Monday, October 5, 2009

Iceland Calling



I am in love with Iceland.


I fell in love with Iceland even before my trip in 2007, before I stepped off the plane and felt the jagged rocks crunch under my boots, before I breathed the crackling, ion-scented air, before I gazed across moss-covered plains broken only by a volcanic horizon.


I fell in love with Iceland when it was merely a finger-tip dot on a map. I fell in love with it through the words of this man, William Jon Holm, poet and essayist. Sadly, I have just learned that Mr. Holm is no longer with us. But his words and his life remind me of why I'm here doing this thing I do. Because if there is the slightest chance--the slightest chance--that my life will be as rich as his, well... it will be a life worth living.


I will leave you, then, with an excerpt from one of his poems, of which, unfortunately, I have only this snippet copied out of a book I borrowed years ago. I came across the notepaper I had scribbled it down on and it reminded me that I had wanted a copy of that book for myself. Another book for my wishlist, and another destiny for my dreams.




Excerpt from "The Icelandic Language"


In an air conditioned room you cannot understand the grammar of this language,


The whirring machine drowns out the soft vowels,


But you can hear these vowels in the mountain wind


And in heavy seas breaking over the hull of a small boat.


Old ladies can wind their long hair in this language


And can hum, and knit, and make pancakes.


But you cannot have a cocktail party in this language,


It is so heavy you can't be polite and chatter in it.
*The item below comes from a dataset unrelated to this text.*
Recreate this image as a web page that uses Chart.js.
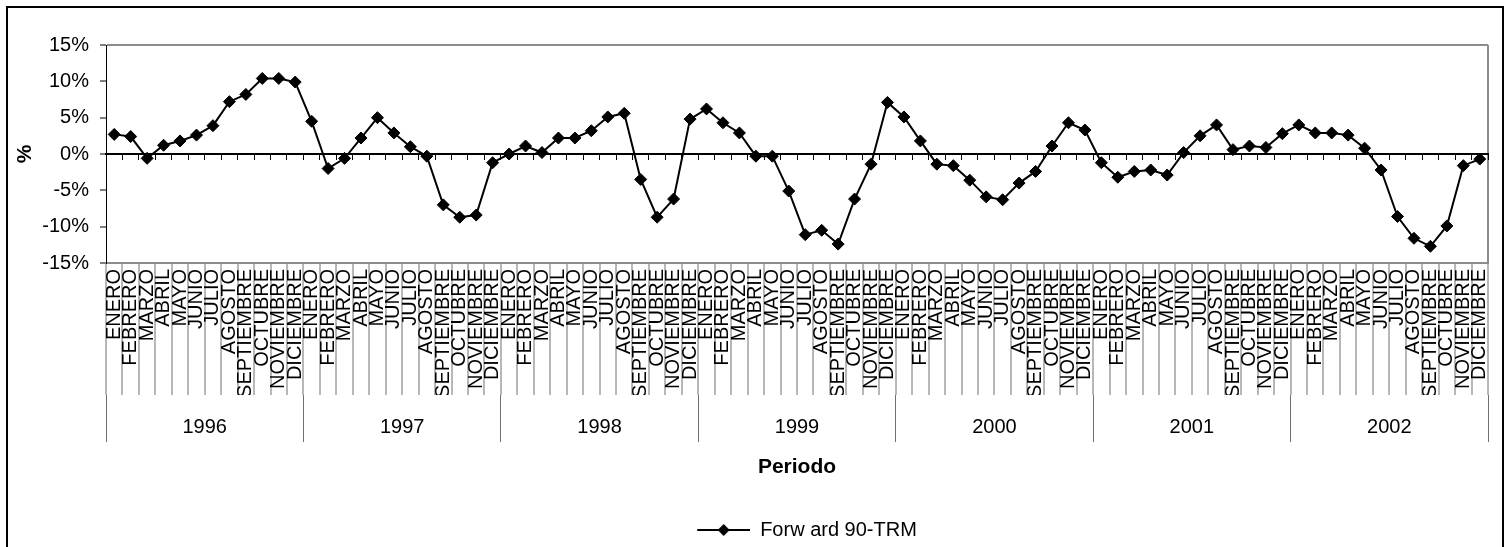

For once you have begun a sentence, the whole course of your life is laid out before you,


Every foolish mistake is clear, every failure, every grief,


Moving around the inflections from case to case and gender to gender,


The vowels changing and darkening, the consonants softening the tongue


Til they are the sound of a gull's wings fluttering


As he flies out of the wake of a small boat drifting out to open water.